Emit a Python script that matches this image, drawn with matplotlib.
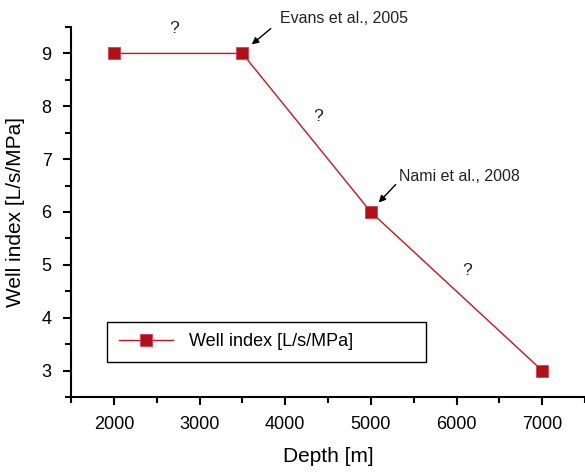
import matplotlib.pyplot as plt
from matplotlib.ticker import MultipleLocator

plt.rcParams['font.family'] = ['Liberation Sans', 'DejaVu Sans']

# Data
depth = [2000, 3500, 5000, 7000]
well_index = [9, 9, 6, 3]
series_label = "Well index [L/s/MPa]"

# question marks between points
q_x = [2700, 4380, 6120]
q_y = [9.47, 7.8, 4.9]

red = "#c8141e"
dark_red = "#b0101a"

fig = plt.figure(figsize=(5.85, 4.72), dpi=100)
ax = fig.add_axes([71/585, 1 - 397/472, 1 - 71/585, (397 - 27)/472])

ax.plot(depth, well_index, '-', color=red, linewidth=1.0,
        marker='s', markersize=8, markerfacecolor=dark_red,
        markeredgecolor="#d84050", markeredgewidth=0.6,
        label=series_label, clip_on=False, zorder=3)

for x, y in zip(q_x, q_y):
    ax.text(x, y, "?", fontsize=12.5, ha='center', va='center', color="#222222")

# Annotations: text and short arrows drawn separately
arrow = dict(arrowstyle='-|>', color='black', lw=1.0,
             mutation_scale=10, shrinkA=0, shrinkB=0)
ax.text(3937, 9.57, "Evans et al., 2005", fontsize=11.5, ha='left',
        va='baseline', color="#222222", clip_on=False)
ax.annotate("", xy=(3610, 9.17), xytext=(3832, 9.47),
            annotation_clip=False, arrowprops=arrow)
ax.text(5326, 6.58, "Nami et al., 2008", fontsize=11.5, ha='left',
        va='baseline', color="#222222")
ax.annotate("", xy=(5092, 6.18), xytext=(5290, 6.52), arrowprops=arrow)

ax.set_xlim(1500, 7500)
ax.set_ylim(2.5, 9.5)
ax.xaxis.set_major_locator(MultipleLocator(1000))
ax.xaxis.set_minor_locator(MultipleLocator(500))
ax.yaxis.set_major_locator(MultipleLocator(1))
ax.yaxis.set_minor_locator(MultipleLocator(0.5))

ax.spines['top'].set_visible(False)
ax.spines['right'].set_visible(False)
ax.spines['left'].set_linewidth(1.5)
ax.spines['bottom'].set_linewidth(1.5)
ax.tick_params(which='major', direction='out', length=6, width=1.5, labelsize=13, pad=8)
ax.tick_params(which='minor', direction='out', length=4, width=1.5)

ax.set_xlabel("Depth [m]", fontsize=15, labelpad=10)
ax.set_ylabel("Well index [L/s/MPa]", fontsize=15, labelpad=12)

leg = ax.legend(loc='lower left', bbox_to_anchor=(36/514, 35/370, 319/514, 39/370),
                mode='expand', fontsize=13, handlelength=3.0, handletextpad=0.9,
                borderpad=0.65, borderaxespad=0, fancybox=False, framealpha=1,
                edgecolor='black')
leg.get_frame().set_linewidth(1.0)

fig.savefig("out.png", dpi=100)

________________

▶ [Exercise requirements]
Do not include the images; transcribe the rest of the listing exactly.

▶ [Output of the exercise]
Emit a Python script that matches this image, drawn with matplotlib.
import matplotlib.pyplot as plt
from matplotlib.ticker import MultipleLocator

plt.rcParams['font.family'] = ['Liberation Sans', 'DejaVu Sans']

# Data
depth = [2000, 3500, 5000, 7000]
well_index = [9, 9, 6, 3]
series_label = "Well index [L/s/MPa]"

# question marks between points
q_x = [2700, 4380, 6120]
q_y = [9.47, 7.8, 4.9]

red = "#c8141e"
dark_red = "#b0101a"

fig = plt.figure(figsize=(5.85, 4.72), dpi=100)
ax = fig.add_axes([71/585, 1 - 397/472, 1 - 71/585, (397 - 27)/472])

ax.plot(depth, well_index, '-', color=red, linewidth=1.0,
        marker='s', markersize=8, markerfacecolor=dark_red,
        markeredgecolor="#d84050", markeredgewidth=0.6,
        label=series_label, clip_on=False, zorder=3)

for x, y in zip(q_x, q_y):
    ax.text(x, y, "?", fontsize=12.5, ha='center', va='center', color="#222222")

# Annotations: text and short arrows drawn separately
arrow = dict(arrowstyle='-|>', color='black', lw=1.0,
             mutation_scale=10, shrinkA=0, shrinkB=0)
ax.text(3937, 9.57, "Evans et al., 2005", fontsize=11.5, ha='left',
        va='baseline', color="#222222", clip_on=False)
ax.annotate("", xy=(3610, 9.17), xytext=(3832, 9.47),
            annotation_clip=False, arrowprops=arrow)
ax.text(5326, 6.58, "Nami et al., 2008", fontsize=11.5, ha='left',
        va='baseline', color="#222222")
ax.annotate("", xy=(5092, 6.18), xytext=(5290, 6.52), arrowprops=arrow)

ax.set_xlim(1500, 7500)
ax.set_ylim(2.5, 9.5)
ax.xaxis.set_major_locator(MultipleLocator(1000))
ax.xaxis.set_minor_locator(MultipleLocator(500))
ax.yaxis.set_major_locator(MultipleLocator(1))
ax.yaxis.set_minor_locator(MultipleLocator(0.5))

ax.spines['top'].set_visible(False)
ax.spines['right'].set_visible(False)
ax.spines['left'].set_linewidth(1.5)
ax.spines['bottom'].set_linewidth(1.5)
ax.tick_params(which='major', direction='out', length=6, width=1.5, labelsize=13, pad=8)
ax.tick_params(which='minor', direction='out', length=4, width=1.5)

ax.set_xlabel("Depth [m]", fontsize=15, labelpad=10)
ax.set_ylabel("Well index [L/s/MPa]", fontsize=15, labelpad=12)

leg = ax.legend(loc='lower left', bbox_to_anchor=(36/514, 35/370, 319/514, 39/370),
                mode='expand', fontsize=13, handlelength=3.0, handletextpad=0.9,
                borderpad=0.65, borderaxespad=0, fancybox=False, framealpha=1,
                edgecolor='black')
leg.get_frame().set_linewidth(1.0)

fig.savefig("out.png", dpi=100)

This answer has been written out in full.